Postcard: Greetings from Lisbon
Note: With this post, I’m experimenting with a new format: a kind of digital postcard. Shorter, more specifically tied to an image and a momentary experience of place. I hope it will become a recurring series, in addition to the longer letters that I’ve been writing since the beginning of The Ministry of Imagination. Please let me know what you think.
April 1, 2022
It’s late afternoon and I am hanging around a funicular tram stop at the edge of a park called Jardim de São Pedro de Alcântara in Lisbon. The park is situated on the edge of hilltop neighborhood, Bairro Alto, which affords a sweeping view of the northeastern section of the city and out to the Targus River.

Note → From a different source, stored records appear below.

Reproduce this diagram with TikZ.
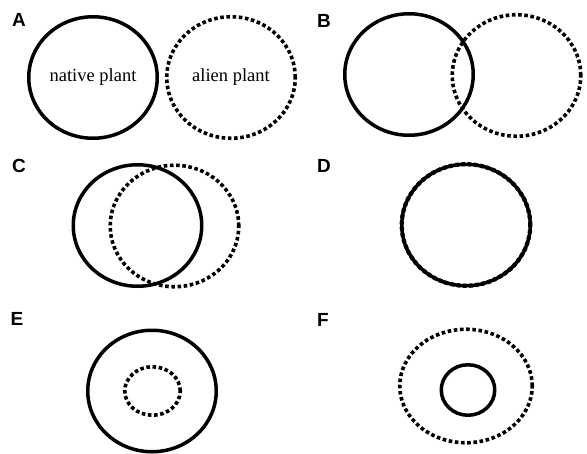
\documentclass[tikz,border=0pt]{standalone}
\usepackage{fontspec}
\setmainfont{Liberation Serif}
\newfontfamily\labelfont{Liberation Sans}
\usetikzlibrary{shapes.geometric}
\begin{document}
\begin{tikzpicture}[
  x=1pt, y=-1pt,
  native/.style={draw, ellipse, line width=3.5pt, inner sep=0pt, font=\fontsize{18.5}{20}\selectfont},
  alien/.style={draw, ellipse, line width=3.6pt, dash pattern=on 3.6pt off 2.6pt, inner sep=0pt, font=\fontsize{18.5}{20}\selectfont},
  big/.style={minimum width=128.5pt, minimum height=121.5pt},
  panel/.style={font=\labelfont\bfseries\fontsize{19}{20}\selectfont, inner sep=0pt}
]
\useasboundingbox (0,0) rectangle (587,453);

% A: separate
\node[panel] (labA) at (19,20) {A};
\node[native, big] (natA) at (93,77.5) {native plant};
\node[alien, big] (aliA) at (231,77.5) {alien plant};

% B: partial overlap
\node[panel] (labB) at (324,21) {B};
\node[native, big] (natB) at (409,74.5) {};
\node[alien, big] (aliB) at (516.5,75.5) {};

% C: large overlap
\node[panel] (labC) at (19,166) {C};
\node[native, big] (natC) at (137.5,225.5) {};
\node[alien, big] (aliC) at (174.5,226) {};

% D: identical
\node[panel] (labD) at (324,166) {D};
\node[native, big] (natD) at (466,225) {};
\node[alien, big, line width=4.2pt] (aliD) at (466,225) {};

% E: alien inside native
\node[panel] (labE) at (17,319) {E};
\node[native, big] (natE) at (152,391) {};
\node[alien, minimum width=55.5pt, minimum height=48.5pt] (aliE) at (152.5,391) {};

% F: native inside alien
\node[panel] (labF) at (323,320) {F};
\node[alien, minimum width=132.5pt, minimum height=113.5pt] (aliF) at (466,386) {};
\node[native, minimum width=53.5pt, minimum height=50.5pt] (natF) at (468,390) {};
\end{tikzpicture}
\end{document}
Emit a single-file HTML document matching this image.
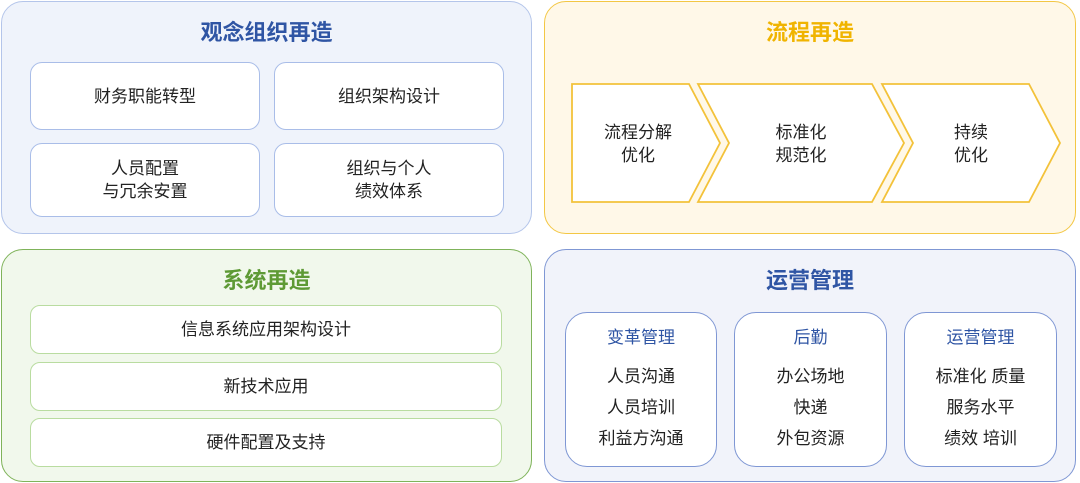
<!DOCTYPE html>
<html><head><meta charset="utf-8"><style>
body{margin:0;width:1080px;height:483px;background:#fff;position:relative;overflow:hidden;font-family:"Liberation Sans","Noto Sans CJK SC",sans-serif;}
.p{position:absolute;box-sizing:border-box;border-radius:22px;}
.t{position:absolute;left:0;right:0;text-align:center;font-weight:bold;font-size:22px;}
.b{position:absolute;box-sizing:border-box;background:#fff;border-radius:12px;display:flex;align-items:center;justify-content:center;text-align:center;font-size:17px;line-height:23px;color:#222;}
.s{position:absolute;box-sizing:border-box;background:#fff;border:1.5px solid #7f97d4;border-radius:22px;text-align:center;font-size:17px;color:#222;}
.s div{position:absolute;left:0;right:0;}
</style></head><body>
<div class="p" style="left:1px;top:1px;width:531px;height:233px;background:#eff3fb;border:1.5px solid #b4c5ea;">
<div class="t" style="top:13px;color:#2f55a4;">观念组织再造</div></div>
<div class="b" style="left:30px;top:62px;width:230px;height:68px;border:1.5px solid #a9bde8;">财务职能转型</div>
<div class="b" style="left:274px;top:62px;width:230px;height:68px;border:1.5px solid #a9bde8;">组织架构设计</div>
<div class="b" style="left:30px;top:143px;width:230px;height:74px;border:1.5px solid #a9bde8;">人员配置<br>与冗余安置</div>
<div class="b" style="left:274px;top:143px;width:230px;height:74px;border:1.5px solid #a9bde8;">组织与个人<br>绩效体系</div>

<div class="p" style="left:544px;top:1px;width:532px;height:233px;background:#fff8e8;border:1.5px solid #f3c744;">
<div class="t" style="top:13px;color:#f0b400;">流程再造</div></div>
<svg style="position:absolute;left:0;top:0" width="1080" height="483">
<g fill="#fff" stroke="#f3c23a" stroke-width="1.8">
<polygon points="572,84 689,84 720,143 689,202 572,202"/>
<polygon points="698,84 872,84 904,143 872,202 698,202 729,143"/>
<polygon points="882,84 1029,84 1060,143 1029,202 882,202 913,143"/>
</g>
<g font-size="17" fill="#222" text-anchor="middle" font-family="Liberation Sans,Noto Sans CJK SC,sans-serif">
<text x="638" y="138">流程分解</text><text x="638" y="161">优化</text>
<text x="801" y="138">标准化</text><text x="801" y="161">规范化</text>
<text x="971" y="138">持续</text><text x="971" y="161">优化</text>
</g></svg>

<div class="p" style="left:1px;top:249px;width:531px;height:233px;background:#f1f8ec;border:1.5px solid #7fb35a;">
<div class="t" style="top:13px;color:#5e9a35;">系统再造</div></div>
<div class="b" style="left:30px;top:305px;width:472px;height:49px;border:1.5px solid #b9dca0;border-radius:10px;">信息系统应用架构设计</div>
<div class="b" style="left:30px;top:362px;width:472px;height:49px;border:1.5px solid #b9dca0;border-radius:10px;">新技术应用</div>
<div class="b" style="left:30px;top:418px;width:472px;height:49px;border:1.5px solid #b9dca0;border-radius:10px;">硬件配置及支持</div>

<div class="p" style="left:544px;top:249px;width:532px;height:233px;background:#f1f3fa;border:1.5px solid #7f97d4;">
<div class="t" style="top:13px;color:#2f55a4;">运营管理</div></div>
<div class="s" style="left:565px;top:312px;width:152px;height:155px;"><div style="top:10px;color:#2f55a4">变革管理</div><div style="top:49px">人员沟通</div><div style="top:80px">人员培训</div><div style="top:111px">利益方沟通</div></div>
<div class="s" style="left:734px;top:312px;width:153px;height:155px;"><div style="top:10px;color:#2f55a4">后勤</div><div style="top:49px">办公场地</div><div style="top:80px">快递</div><div style="top:111px">外包资源</div></div>
<div class="s" style="left:904px;top:312px;width:153px;height:155px;"><div style="top:10px;color:#2f55a4">运营管理</div><div style="top:49px">标准化 质量</div><div style="top:80px">服务水平</div><div style="top:111px">绩效 培训</div></div>
</body></html>
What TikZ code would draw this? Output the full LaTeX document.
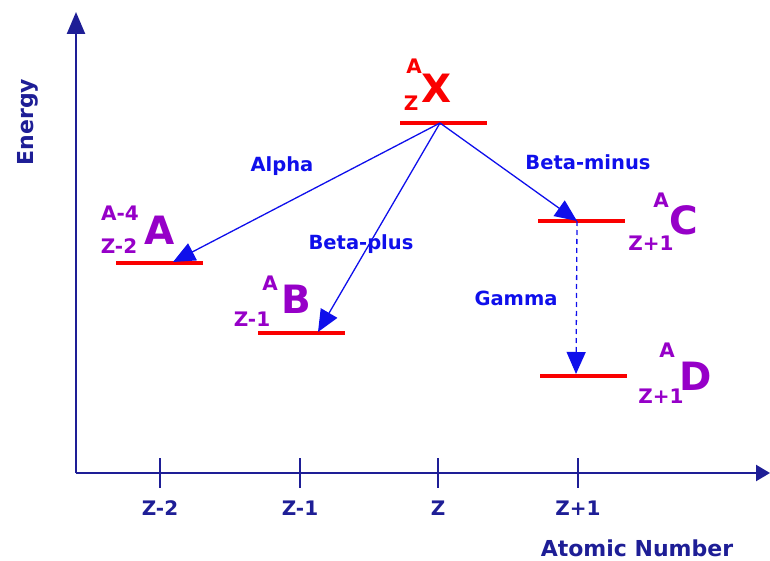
\documentclass[tikz,border=0pt]{standalone}
\usepackage{fontspec}
\setmainfont{DejaVu Sans}
\usetikzlibrary{arrows.meta}
\definecolor{axisblue}{RGB}{30,30,150}
\definecolor{arrblue}{RGB}{15,15,235}
\definecolor{lvlred}{RGB}{250,0,0}
\definecolor{nucpurple}{RGB}{150,0,200}
\tikzset{
  axis/.style={draw=axisblue, line width=2.4pt},
  tick/.style={draw=axisblue, line width=2pt},
  ticklab/.style={text=axisblue, font=\fontsize{20}{20}\selectfont\bfseries},
  axlab/.style={text=axisblue, font=\fontsize{22}{22}\selectfont\bfseries},
  level/.style={draw=lvlred, line width=3.8pt},
  decay/.style={draw=arrblue, line width=1.3pt, -{Triangle[length=22pt,width=19pt]}},
  decaylab/.style={text=arrblue, font=\fontsize{19.5}{20}\selectfont\bfseries},
  small/.style={font=\fontsize{20}{20}\selectfont\bfseries, inner sep=0pt},
  big/.style={font=\fontsize{39}{39}\selectfont\bfseries, inner sep=0pt},
}
\begin{document}
\begin{tikzpicture}[x=1pt,y=-1pt]
\useasboundingbox (0,0) rectangle (770,561);
% axes
\coordinate (O) at (76,473);
\coordinate (Ytop) at (76,12);
\coordinate (Xend) at (770,473);
\draw[axis, -{Triangle[length=22pt,width=18pt]}] (O) -- (Ytop);
\draw[axis, -{Triangle[length=14pt,width=16pt]}] (O) -- (Xend);
% ticks
\foreach \x/\n/\l in {160/t1/Z-2, 300/t2/Z-1, 438/t3/Z, 578/t4/Z+1}{
  \coordinate (\n a) at (\x,458);
  \coordinate (\n b) at (\x,488);
  \draw[tick] (\n a) -- (\n b);
  \node[ticklab] (\n lab) at (\x,508) {\l};
}
\node[axlab] (xlab) at (637,548) {Atomic Number};
\node[axlab, rotate=90] (ylab) at (28,122) {Energy};
% levels
\coordinate (Xl) at (400,123); \coordinate (Xr) at (487,123); \coordinate (Xs) at (440,123);
\coordinate (Al) at (116,263); \coordinate (Ar) at (203,263); \coordinate (At) at (173,262);
\coordinate (Bl) at (258,333); \coordinate (Br) at (345,333); \coordinate (Bt) at (318,332);
\coordinate (Cl) at (538,221); \coordinate (Cr) at (625,221); \coordinate (Ct) at (577,221);
\coordinate (Dl) at (540,376); \coordinate (Dr) at (627,376); \coordinate (Dt) at (576,374);
\draw[level] (Xl) -- (Xr);
\draw[level] (Al) -- (Ar);
\draw[level] (Bl) -- (Br);
\draw[level] (Cl) -- (Cr);
\draw[level] (Dl) -- (Dr);
% decays
\draw[decay] (Xs) -- (At);
\draw[decay] (Xs) -- (Bt);
\draw[decay] (Xs) -- (Ct);
\draw[decay, dashed, dash pattern=on 5pt off 4pt] (Ct) -- (Dt);
\node[decaylab] (alpha) at (282,166) {Alpha};
\node[decaylab] (bplus) at (361,244) {Beta-plus};
\node[decaylab] (bminus) at (588,162) {Beta-minus};
\node[decaylab] (gamma) at (516,298) {Gamma};
% nuclide labels
\node[small, text=lvlred] (XA) at (414,66) {A};
\node[small, text=lvlred] (XZ) at (411,103) {Z};
\node[big, text=lvlred] (XX) at (437,88) {X};
\node[small, text=nucpurple] (AA) at (120,213) {A-4};
\node[small, text=nucpurple] (AZ) at (119,246) {Z-2};
\node[big, text=nucpurple] (AN) at (160,230) {A};
\node[small, text=nucpurple] (BA) at (270,283) {A};
\node[small, text=nucpurple] (BZ) at (252,319) {Z-1};
\node[big, text=nucpurple] (BN) at (296,299) {B};
\node[small, text=nucpurple] (CA) at (661,200) {A};
\node[small, text=nucpurple] (CZ) at (651,243) {Z+1};
\node[big, text=nucpurple] (CN) at (684,220) {C};
\node[small, text=nucpurple] (DA) at (667,350) {A};
\node[small, text=nucpurple] (DZ) at (661,396) {Z+1};
\node[big, text=nucpurple] (DN) at (696,376) {D};
\end{tikzpicture}
\end{document}
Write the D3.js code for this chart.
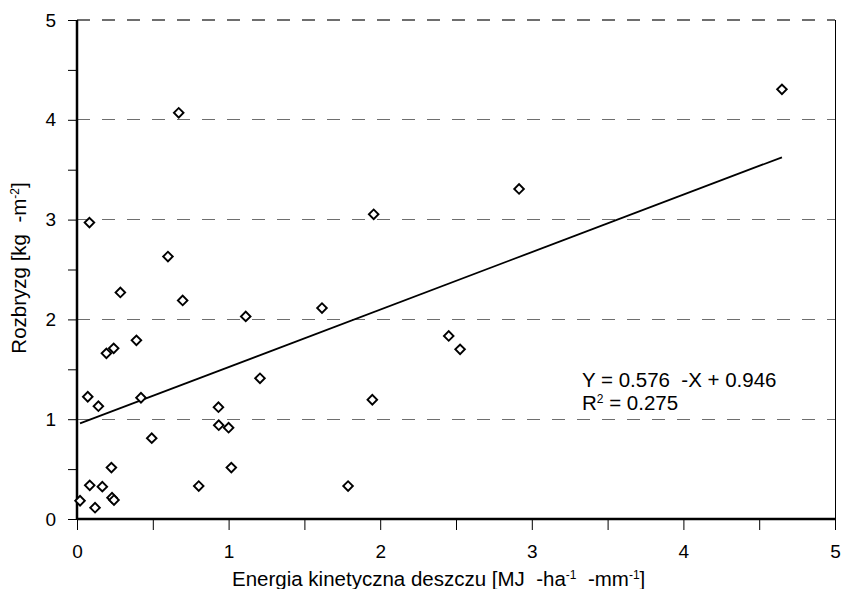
<!DOCTYPE html>
<html><head><meta charset="utf-8">
<script src="https://cdn.jsdelivr.net/npm/d3@7"></script>
<style>body{margin:0;background:#fff}svg{display:block;font-family:"Liberation Sans",Arial,sans-serif}</style>
</head><body><svg id="c" width="844" height="589"></svg>
<script>
const xValues = [0.671,0.082,0.600,0.286,0.697,1.113,0.392,0.194,0.242,1.207,0.071,0.141,0.422,0.933,0.935,1.000,0.493,0.227,1.018,0.084,0.167,0.803,0.020,0.231,0.244,0.119,1.616,2.452,2.527,1.948,1.788,1.957,2.916,4.650];
const yValues = [4.07,2.97,2.63,2.27,2.19,2.03,1.79,1.66,1.71,1.41,1.225,1.13,1.215,1.12,0.94,0.915,0.81,0.515,0.515,0.337,0.324,0.33,0.183,0.213,0.19,0.113,2.114,1.834,1.70,1.195,0.33,3.053,3.307,4.305];
const xTicks = [0,1,2,3,4,5];
const yTicks = [0,1,2,3,4,5];
const minorTicks = [0.5,1.5,2.5,3.5,4.5];
const gridValues = [1,2,3,4,5];
const trend = {slope:0.576, intercept:0.946};

const svg = d3.select("#c");
const L=77, R=835, T=20, B=519;
const x = d3.scaleLinear().domain([0,5]).range([L,R]);
const y = d3.scaleLinear().domain([0,5]).range([B,T]);

// gridlines
svg.append("g").selectAll("line").data(gridValues).join("line")
  .attr("x1",L).attr("x2",R).attr("y1",d=>y(d)).attr("y2",d=>y(d))
  .attr("stroke","#6e6e6e").attr("stroke-width",1.3).attr("stroke-dasharray","13,12")
  .attr("shape-rendering","crispEdges");
// right border
svg.append("line").attr("x1",R).attr("x2",R).attr("y1",T).attr("y2",B).attr("stroke","#000").attr("stroke-width",1).attr("shape-rendering","crispEdges");

// x axis
const xAxis = svg.append("g").attr("transform",`translate(0,${B})`)
  .call(d3.axisBottom(x).tickValues(xTicks).tickSize(11).tickPadding(15).tickFormat(d3.format("d")));
svg.append("g").attr("transform",`translate(0,${B})`)
  .call(d3.axisBottom(x).tickValues(minorTicks).tickSize(11).tickFormat(""))
  .call(g=>g.select(".domain").remove());
// y axis
const yAxis = svg.append("g").attr("transform",`translate(${L},0)`)
  .call(d3.axisLeft(y).tickValues(yTicks).tickSize(9).tickPadding(12).tickFormat(d3.format("d")));
svg.append("g").attr("transform",`translate(${L},0)`)
  .call(d3.axisLeft(y).tickValues(minorTicks).tickSize(9).tickFormat(""))
  .call(g=>g.select(".domain").remove());

svg.selectAll(".tick line").attr("stroke","#000").attr("stroke-width",1);
svg.selectAll(".tick text").attr("font-size",19).attr("fill","#000").attr("font-family","Liberation Sans, Arial, sans-serif");
xAxis.select(".domain").attr("d",`M${L},0H${R}`).attr("stroke-width",2.5).attr("stroke","#000");
yAxis.select(".domain").attr("d",`M0,${B}V${T}`).attr("stroke-width",2.5).attr("stroke","#000");

// trend line
const xMin=d3.min(xValues), xMax=d3.max(xValues);
svg.append("line")
  .attr("x1",x(xMin)).attr("y1",y(trend.intercept+trend.slope*xMin))
  .attr("x2",x(xMax)).attr("y2",y(trend.intercept+trend.slope*xMax))
  .attr("stroke","#000").attr("stroke-width",1.8);

// points
const sym = d3.symbol().type(d3.symbolSquare).size(46);
svg.append("g").selectAll("path").data(xValues.map((v,i)=>[v,yValues[i]])).join("path")
  .attr("d",sym)
  .attr("transform",d=>`translate(${x(d[0])},${y(d[1])}) rotate(45)`)
  .attr("fill","#fff").attr("stroke","#000").attr("stroke-width",1.9);

// equation
const eq = svg.append("text").attr("x",582).attr("y",387).attr("font-size",20.5).attr("fill","#000").style("white-space","pre");
eq.text("Y = 0.576  -X + 0.946");
const r2 = svg.append("text").attr("x",582).attr("y",410).attr("font-size",20.5).attr("fill","#000").style("white-space","pre");
r2.append("tspan").text("R");
r2.append("tspan").text("2").attr("font-size",12).attr("dy",-7);
r2.append("tspan").text(" = 0.275").attr("dy",7);

// x title
const xt = svg.append("text").attr("x",232).attr("y",586).attr("font-size",20.5).attr("fill","#000").style("white-space","pre");
xt.append("tspan").text("Energia kinetyczna deszczu [MJ  -ha");
xt.append("tspan").text("-1").attr("font-size",12).attr("dy",-7);
xt.append("tspan").text("  -mm").attr("dy",7);
xt.append("tspan").text("-1").attr("font-size",12).attr("dy",-7);
xt.append("tspan").text("]").attr("dy",7);

// y title
const yt = svg.append("text").attr("transform","translate(26,268) rotate(-90)").attr("text-anchor","middle").attr("font-size",20.5).attr("fill","#000").style("white-space","pre");
yt.append("tspan").text("Rozbryzg [kg  -m");
yt.append("tspan").text("-2").attr("font-size",12).attr("dy",-7);
yt.append("tspan").text("]").attr("dy",7);
</script></body></html>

But the main attraction at this moment is the graffiti crusted tram car slowly creaking up the street to its terminal stop. I’m leaning over a metal railing, watching the shadows deepen over the tram and its track and the steps that lead up to the avenue. A lisboeta sits on the steps alone, head bowed. A larger head hovers close by, patiently watching with an expression of sad benevolence. Is this a private apparition, conjured out of the reverie of this seated figure? I imagine a host of angels inscribed on the surfaces of the city, soothing our pain, whispering benedictions, like those ethereal beings in Wim Wender’s film “Wings of Desire.”